Pink Floyd’s The Dark Side of the Moon is, in all respects, a glorious exception to this rule. Once my initial skepticism was pushed aside, I was overjoyed to find it to be one of the elite few truly deserving of its success and praise. And that goes beyond its purely financial achievements; at the time of its conception, DSotM was (and I am not exaggerating in the slightest here) an album destined by its inherent brilliance, creativity, and originality to define its era and deeply influence those to come from here to eternity. Whether that’s a statement that everyone wearing the Pink Floyd T-shirts they bought at The Gap can agree with is beyond me, but against impossible odds the fans and the critics – myself included – seem to agree, and so should you.
What’s truly magnificent about Pink Floyd is that the fame they acquired was due solely to the music they created, as it should be. DSotM is probably the best of their works to represent their ability because it is simultaneously their most experimental, so much so that it went on to define a genre that revolves around experimentation: progressive rock. Unlike their later rock opera classic The Wall, the album wallows in a sort of ethereal state, passing fluidly from one phase to the next, hard to grasp yet impossible not to be sucked into, like a musical vacuum.
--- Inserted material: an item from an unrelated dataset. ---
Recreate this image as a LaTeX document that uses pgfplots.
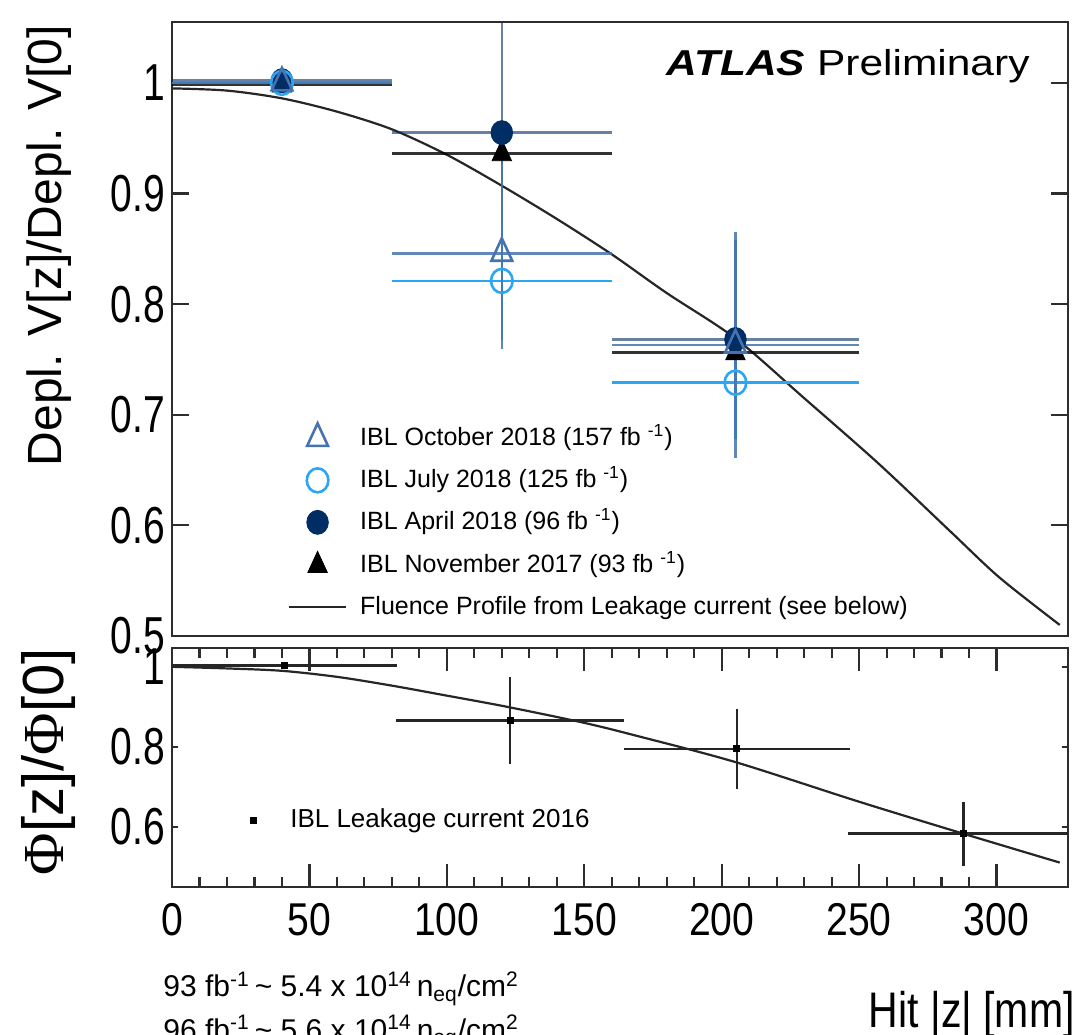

For this reason it’s hard to definitively break down DSotM into parts and infinitely easier to look at it as a whole, where the division of the album into songs only exists to divvy up the conceptual lyrics.
And conceptual the album is, dealing with some of the broadest and most complex issues: life, death, and that which takes place in between. Speak to Me / Breathe is the embodiment of life, represented by the throbbing heartbeat that ushers in the album, and the brief Eclipse ends it with a bold statement about free will. The remaining songs cover all kinds of territory ranging from religion (The Great Gig in the Sky) to greed (Money) to ethics and moral conflict (Us and Them), and are all delivered beautifully through David Gilmore’s spectacular vocals.
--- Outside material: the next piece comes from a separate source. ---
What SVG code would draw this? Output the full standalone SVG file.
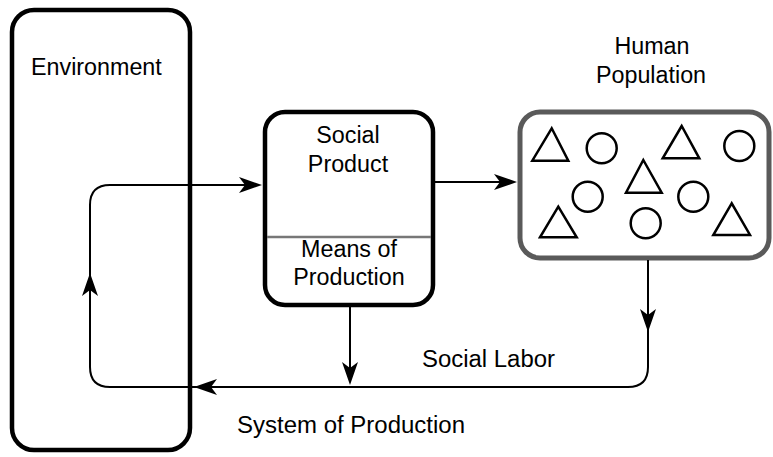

The guitarists and drummers do their task marvelously throughout, never overly technical and always in sync with the rest of the sound, but the real star here is the keyboard, courtesy of (recently deceased) Richard Wright. They are, indisputably, the key that unlocks the album’s almost ghost-like and oftentimes eerie sound, and this is clearly the album to which Wright contributed the most. Apart from that, the album’s atmosphere is accentuated by masterful mixing in of various sound effects and other oddities. The exact reasoning escapes me, but when a metronome syncs perfectly with the starting riff in Time, or when a melody of ringing cash registers and jingling coins kick in Money, it seems to make the song more meaningful.
Of course, the album does have its flaws. If you haven’t inferred this by now, know that it takes a patient and open mind to fully enjoy what DSotM has to offer. For something that has garnered so much attention, it’s surprisingly slow and lacks the focus and immediacy of most other music; many of its greatest second-long moments have buildups that can take minutes, as is the nature of progressivism. On the Run symbolizes this well; its long and repetitive keyboard noodling, accented only by odd sounds that pass in and out, may be as exciting to some as it is coma-inducing to others. Ironically, another potential fault can be found in its ending, which is sudden and lacks the explosive punch you would expect such an epic album to end at. In most other regards, though, DSotM is excellently paced and mastered.
Of course, maybe I’m being overly analytical (not like that’s a surprise to anyone). Bluntly put, The Dark Side of the Moon perfectly captures the time and place of 1973, perfectly summarizes a handful of life’s most vital aspects, and is a blast to listen to, all in one handy package. Beyond being the most important proof that music that impresses the public and leaves a massive mainstream mark is almost always made without the intention to do so (see also: Nirvana), its an album that actually received what it deserved. It’s a pity more albums don’t.
And R.I.P. Richard. We think you and your band may have written your own best eulogy for you: "And I am not frightened of dying, any time will do, I don't mind. Why should I be frightened of dying? There's no reason for it, you've gotta go sometime."